- [DESCRIPTION OF THE TASK]
Can you set down, exactly as they appear below, the lines from the opening of the material through the one bearing "The Hardware Interface</text>", minus the pictures?
** START **
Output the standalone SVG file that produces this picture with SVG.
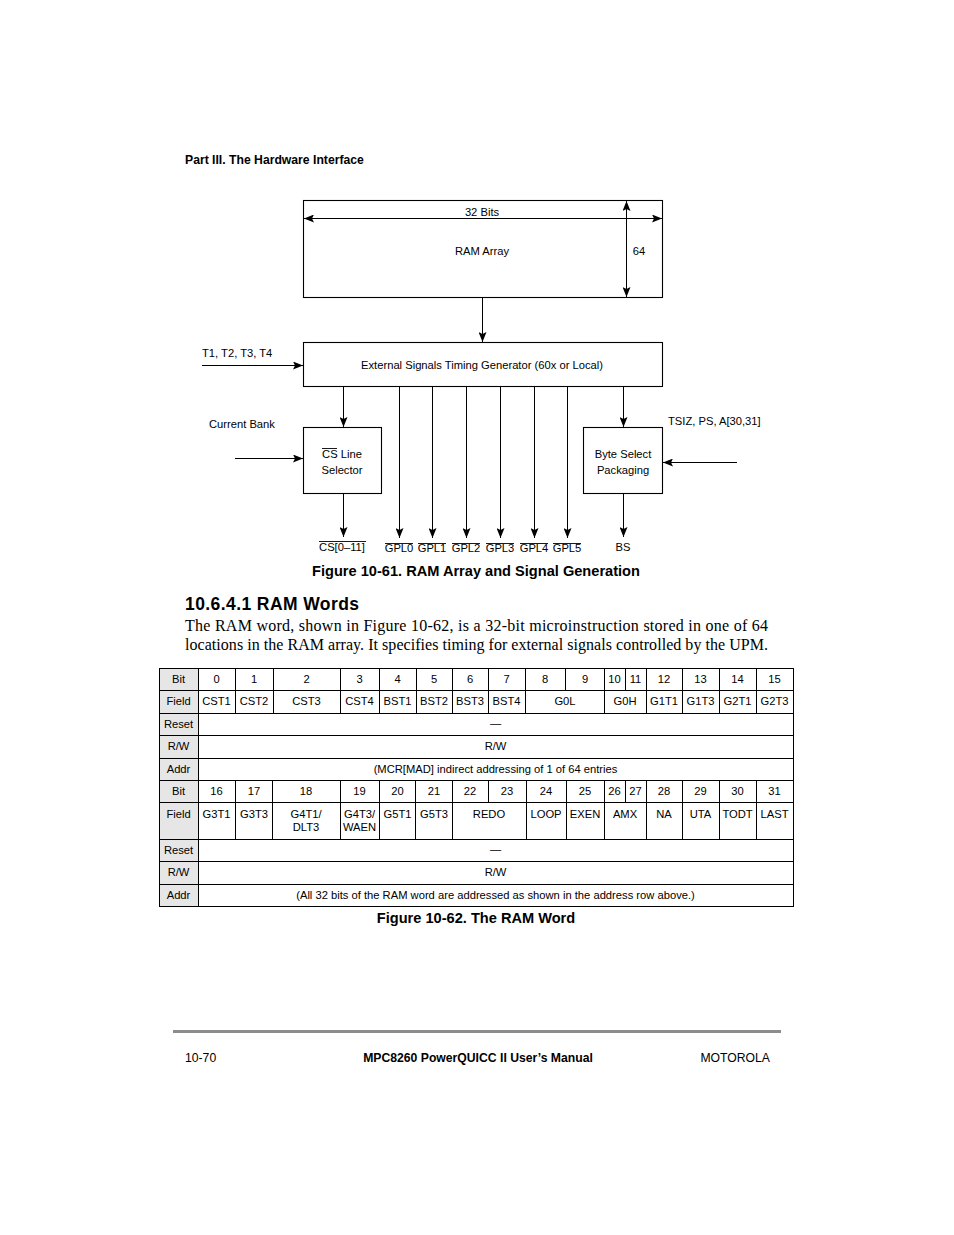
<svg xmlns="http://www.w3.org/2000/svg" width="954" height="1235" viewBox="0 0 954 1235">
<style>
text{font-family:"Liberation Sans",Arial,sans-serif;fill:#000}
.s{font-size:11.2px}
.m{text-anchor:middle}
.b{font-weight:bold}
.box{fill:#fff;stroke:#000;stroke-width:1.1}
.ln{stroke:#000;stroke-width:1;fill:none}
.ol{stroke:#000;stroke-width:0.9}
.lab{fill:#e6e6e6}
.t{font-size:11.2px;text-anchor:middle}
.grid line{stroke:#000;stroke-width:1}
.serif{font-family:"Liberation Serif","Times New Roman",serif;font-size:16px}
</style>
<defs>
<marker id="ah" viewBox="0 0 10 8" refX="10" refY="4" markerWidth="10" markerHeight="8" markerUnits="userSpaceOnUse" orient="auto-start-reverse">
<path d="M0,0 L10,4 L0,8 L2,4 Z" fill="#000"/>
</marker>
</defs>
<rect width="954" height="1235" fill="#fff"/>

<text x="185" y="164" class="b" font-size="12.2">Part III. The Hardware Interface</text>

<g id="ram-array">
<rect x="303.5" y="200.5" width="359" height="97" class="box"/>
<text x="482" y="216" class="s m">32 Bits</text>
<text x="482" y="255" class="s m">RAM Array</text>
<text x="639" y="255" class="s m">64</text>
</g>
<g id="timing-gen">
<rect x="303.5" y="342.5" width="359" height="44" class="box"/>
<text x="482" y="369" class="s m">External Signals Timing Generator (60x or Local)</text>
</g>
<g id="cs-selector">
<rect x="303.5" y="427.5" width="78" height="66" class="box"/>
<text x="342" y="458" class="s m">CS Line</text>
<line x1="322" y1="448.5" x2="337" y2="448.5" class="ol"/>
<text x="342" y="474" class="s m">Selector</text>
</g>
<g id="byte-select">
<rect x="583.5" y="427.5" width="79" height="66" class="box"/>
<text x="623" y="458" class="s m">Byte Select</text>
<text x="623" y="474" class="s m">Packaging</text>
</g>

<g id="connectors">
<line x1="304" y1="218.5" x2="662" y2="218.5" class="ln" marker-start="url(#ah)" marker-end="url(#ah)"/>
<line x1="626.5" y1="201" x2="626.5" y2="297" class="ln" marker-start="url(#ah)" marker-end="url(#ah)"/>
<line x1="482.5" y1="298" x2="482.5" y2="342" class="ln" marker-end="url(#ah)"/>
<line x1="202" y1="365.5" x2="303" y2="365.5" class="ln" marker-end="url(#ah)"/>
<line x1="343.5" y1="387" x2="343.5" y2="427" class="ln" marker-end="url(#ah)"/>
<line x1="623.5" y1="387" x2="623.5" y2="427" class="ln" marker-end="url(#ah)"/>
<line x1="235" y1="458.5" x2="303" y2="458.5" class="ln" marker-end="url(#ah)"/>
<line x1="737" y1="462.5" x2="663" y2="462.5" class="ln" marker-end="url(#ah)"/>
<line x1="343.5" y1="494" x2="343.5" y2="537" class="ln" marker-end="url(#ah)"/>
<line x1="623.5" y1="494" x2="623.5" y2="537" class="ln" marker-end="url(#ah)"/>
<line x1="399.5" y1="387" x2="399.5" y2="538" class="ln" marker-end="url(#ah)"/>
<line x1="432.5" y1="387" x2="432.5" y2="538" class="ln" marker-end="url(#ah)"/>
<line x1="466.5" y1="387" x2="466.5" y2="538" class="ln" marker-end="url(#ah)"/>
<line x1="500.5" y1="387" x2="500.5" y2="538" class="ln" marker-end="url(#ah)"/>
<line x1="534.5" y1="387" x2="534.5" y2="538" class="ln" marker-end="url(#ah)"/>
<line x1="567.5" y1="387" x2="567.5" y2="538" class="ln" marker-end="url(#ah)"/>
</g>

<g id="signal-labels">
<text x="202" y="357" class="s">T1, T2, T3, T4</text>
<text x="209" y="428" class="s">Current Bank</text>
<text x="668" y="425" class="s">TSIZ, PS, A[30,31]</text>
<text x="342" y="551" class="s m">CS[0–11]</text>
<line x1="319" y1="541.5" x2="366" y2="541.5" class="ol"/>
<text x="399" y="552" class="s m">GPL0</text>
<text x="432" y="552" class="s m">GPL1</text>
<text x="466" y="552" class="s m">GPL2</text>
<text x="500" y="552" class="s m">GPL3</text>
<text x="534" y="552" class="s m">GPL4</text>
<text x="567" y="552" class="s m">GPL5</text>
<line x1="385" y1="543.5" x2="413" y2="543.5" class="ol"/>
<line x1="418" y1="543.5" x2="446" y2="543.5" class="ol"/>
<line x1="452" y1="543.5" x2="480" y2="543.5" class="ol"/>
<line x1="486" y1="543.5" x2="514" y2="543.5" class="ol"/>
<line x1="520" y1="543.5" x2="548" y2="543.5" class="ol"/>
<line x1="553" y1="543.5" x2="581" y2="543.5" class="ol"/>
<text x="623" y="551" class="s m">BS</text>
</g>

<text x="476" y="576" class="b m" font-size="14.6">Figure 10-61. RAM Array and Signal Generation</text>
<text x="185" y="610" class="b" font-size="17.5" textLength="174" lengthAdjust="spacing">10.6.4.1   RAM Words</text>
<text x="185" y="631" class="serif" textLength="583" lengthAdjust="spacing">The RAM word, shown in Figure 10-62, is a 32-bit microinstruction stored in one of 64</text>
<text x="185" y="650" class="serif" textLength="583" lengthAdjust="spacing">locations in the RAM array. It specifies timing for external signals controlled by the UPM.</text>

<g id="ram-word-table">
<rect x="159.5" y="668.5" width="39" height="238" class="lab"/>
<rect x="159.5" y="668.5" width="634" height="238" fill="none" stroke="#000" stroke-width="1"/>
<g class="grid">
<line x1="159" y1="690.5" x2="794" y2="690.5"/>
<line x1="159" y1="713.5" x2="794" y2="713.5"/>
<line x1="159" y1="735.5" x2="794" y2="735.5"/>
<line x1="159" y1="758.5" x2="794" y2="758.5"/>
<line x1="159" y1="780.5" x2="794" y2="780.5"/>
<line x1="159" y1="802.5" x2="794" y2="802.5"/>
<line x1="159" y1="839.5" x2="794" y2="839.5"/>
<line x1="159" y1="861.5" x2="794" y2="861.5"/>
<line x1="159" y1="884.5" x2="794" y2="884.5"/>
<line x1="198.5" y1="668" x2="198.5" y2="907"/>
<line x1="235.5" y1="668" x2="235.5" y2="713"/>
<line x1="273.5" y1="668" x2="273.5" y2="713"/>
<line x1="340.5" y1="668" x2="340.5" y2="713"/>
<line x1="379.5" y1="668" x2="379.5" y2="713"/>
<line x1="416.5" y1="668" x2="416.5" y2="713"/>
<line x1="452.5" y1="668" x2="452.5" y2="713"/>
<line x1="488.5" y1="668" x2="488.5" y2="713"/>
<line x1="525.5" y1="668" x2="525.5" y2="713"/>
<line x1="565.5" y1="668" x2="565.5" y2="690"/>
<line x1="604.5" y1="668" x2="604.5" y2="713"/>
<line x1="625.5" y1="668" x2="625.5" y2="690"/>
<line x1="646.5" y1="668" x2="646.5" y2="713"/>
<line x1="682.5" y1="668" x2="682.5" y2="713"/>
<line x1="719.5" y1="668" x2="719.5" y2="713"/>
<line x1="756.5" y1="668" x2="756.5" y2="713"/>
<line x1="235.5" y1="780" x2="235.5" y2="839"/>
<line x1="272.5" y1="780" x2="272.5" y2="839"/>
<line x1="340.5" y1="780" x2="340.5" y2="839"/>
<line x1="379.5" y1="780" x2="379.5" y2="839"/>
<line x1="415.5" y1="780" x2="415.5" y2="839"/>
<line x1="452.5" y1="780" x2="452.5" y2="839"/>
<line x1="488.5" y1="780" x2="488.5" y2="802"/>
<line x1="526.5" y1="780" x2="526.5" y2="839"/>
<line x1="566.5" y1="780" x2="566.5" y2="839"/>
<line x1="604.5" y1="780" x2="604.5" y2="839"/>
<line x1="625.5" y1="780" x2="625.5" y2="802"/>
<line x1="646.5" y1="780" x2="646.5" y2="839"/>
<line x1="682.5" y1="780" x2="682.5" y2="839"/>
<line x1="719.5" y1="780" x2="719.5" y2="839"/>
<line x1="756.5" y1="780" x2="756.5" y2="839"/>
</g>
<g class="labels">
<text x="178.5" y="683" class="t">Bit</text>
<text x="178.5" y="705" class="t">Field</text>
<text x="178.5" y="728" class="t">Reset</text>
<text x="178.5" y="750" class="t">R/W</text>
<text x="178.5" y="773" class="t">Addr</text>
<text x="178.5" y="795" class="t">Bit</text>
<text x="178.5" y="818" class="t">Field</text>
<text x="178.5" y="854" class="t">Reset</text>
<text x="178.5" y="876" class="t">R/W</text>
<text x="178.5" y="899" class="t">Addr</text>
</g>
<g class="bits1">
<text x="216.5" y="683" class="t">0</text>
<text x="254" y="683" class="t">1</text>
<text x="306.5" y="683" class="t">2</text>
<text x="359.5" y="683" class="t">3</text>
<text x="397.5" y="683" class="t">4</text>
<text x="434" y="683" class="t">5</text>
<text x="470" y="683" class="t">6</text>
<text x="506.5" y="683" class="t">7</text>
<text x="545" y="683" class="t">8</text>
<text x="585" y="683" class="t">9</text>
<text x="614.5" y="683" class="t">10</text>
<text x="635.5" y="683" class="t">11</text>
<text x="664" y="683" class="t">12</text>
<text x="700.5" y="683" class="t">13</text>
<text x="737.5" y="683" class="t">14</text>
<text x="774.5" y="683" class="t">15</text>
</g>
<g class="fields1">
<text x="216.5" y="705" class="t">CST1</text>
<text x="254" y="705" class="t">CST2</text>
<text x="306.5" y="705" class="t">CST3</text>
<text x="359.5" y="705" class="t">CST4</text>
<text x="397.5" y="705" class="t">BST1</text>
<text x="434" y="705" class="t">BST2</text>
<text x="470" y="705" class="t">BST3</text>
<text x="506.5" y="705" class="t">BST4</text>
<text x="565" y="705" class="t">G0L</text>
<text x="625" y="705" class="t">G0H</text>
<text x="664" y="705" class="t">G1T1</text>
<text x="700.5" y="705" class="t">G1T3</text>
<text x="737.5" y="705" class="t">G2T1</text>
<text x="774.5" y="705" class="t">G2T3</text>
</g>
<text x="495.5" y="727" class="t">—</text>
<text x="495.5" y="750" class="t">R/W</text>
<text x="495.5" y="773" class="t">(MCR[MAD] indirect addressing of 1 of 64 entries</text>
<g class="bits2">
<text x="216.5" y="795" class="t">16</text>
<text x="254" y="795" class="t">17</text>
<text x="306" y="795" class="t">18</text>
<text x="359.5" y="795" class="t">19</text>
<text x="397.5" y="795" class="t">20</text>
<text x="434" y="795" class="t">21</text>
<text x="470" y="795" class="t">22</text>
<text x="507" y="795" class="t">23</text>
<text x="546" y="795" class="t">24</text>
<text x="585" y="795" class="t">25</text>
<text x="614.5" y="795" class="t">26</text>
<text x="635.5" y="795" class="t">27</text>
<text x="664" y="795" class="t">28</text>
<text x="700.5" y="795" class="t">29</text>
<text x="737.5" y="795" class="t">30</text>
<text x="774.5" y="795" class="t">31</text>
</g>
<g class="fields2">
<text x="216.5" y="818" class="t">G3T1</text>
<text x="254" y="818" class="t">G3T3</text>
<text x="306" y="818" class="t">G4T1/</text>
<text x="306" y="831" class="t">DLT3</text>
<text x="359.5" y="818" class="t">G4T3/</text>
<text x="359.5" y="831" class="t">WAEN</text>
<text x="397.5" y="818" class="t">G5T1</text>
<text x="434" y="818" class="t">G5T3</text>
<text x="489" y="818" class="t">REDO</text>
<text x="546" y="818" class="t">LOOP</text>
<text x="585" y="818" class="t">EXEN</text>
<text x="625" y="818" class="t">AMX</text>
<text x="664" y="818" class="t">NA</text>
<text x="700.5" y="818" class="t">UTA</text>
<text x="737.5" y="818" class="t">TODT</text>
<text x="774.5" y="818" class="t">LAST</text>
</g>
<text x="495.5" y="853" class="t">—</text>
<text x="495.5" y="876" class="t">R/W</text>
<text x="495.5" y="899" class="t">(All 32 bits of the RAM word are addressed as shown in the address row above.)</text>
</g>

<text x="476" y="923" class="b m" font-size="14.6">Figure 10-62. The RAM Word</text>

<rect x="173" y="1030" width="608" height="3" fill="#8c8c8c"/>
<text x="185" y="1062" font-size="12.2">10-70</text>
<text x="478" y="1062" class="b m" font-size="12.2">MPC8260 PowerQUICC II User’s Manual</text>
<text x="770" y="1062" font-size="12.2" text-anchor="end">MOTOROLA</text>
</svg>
** END **
- [RESULT OF THE TASK]
Output the standalone SVG file that produces this picture with SVG.
<svg xmlns="http://www.w3.org/2000/svg" width="954" height="1235" viewBox="0 0 954 1235">
<style>
text{font-family:"Liberation Sans",Arial,sans-serif;fill:#000}
.s{font-size:11.2px}
.m{text-anchor:middle}
.b{font-weight:bold}
.box{fill:#fff;stroke:#000;stroke-width:1.1}
.ln{stroke:#000;stroke-width:1;fill:none}
.ol{stroke:#000;stroke-width:0.9}
.lab{fill:#e6e6e6}
.t{font-size:11.2px;text-anchor:middle}
.grid line{stroke:#000;stroke-width:1}
.serif{font-family:"Liberation Serif","Times New Roman",serif;font-size:16px}
</style>
<defs>
<marker id="ah" viewBox="0 0 10 8" refX="10" refY="4" markerWidth="10" markerHeight="8" markerUnits="userSpaceOnUse" orient="auto-start-reverse">
<path d="M0,0 L10,4 L0,8 L2,4 Z" fill="#000"/>
</marker>
</defs>
<rect width="954" height="1235" fill="#fff"/>

<text x="185" y="164" class="b" font-size="12.2">Part III. The Hardware Interface</text>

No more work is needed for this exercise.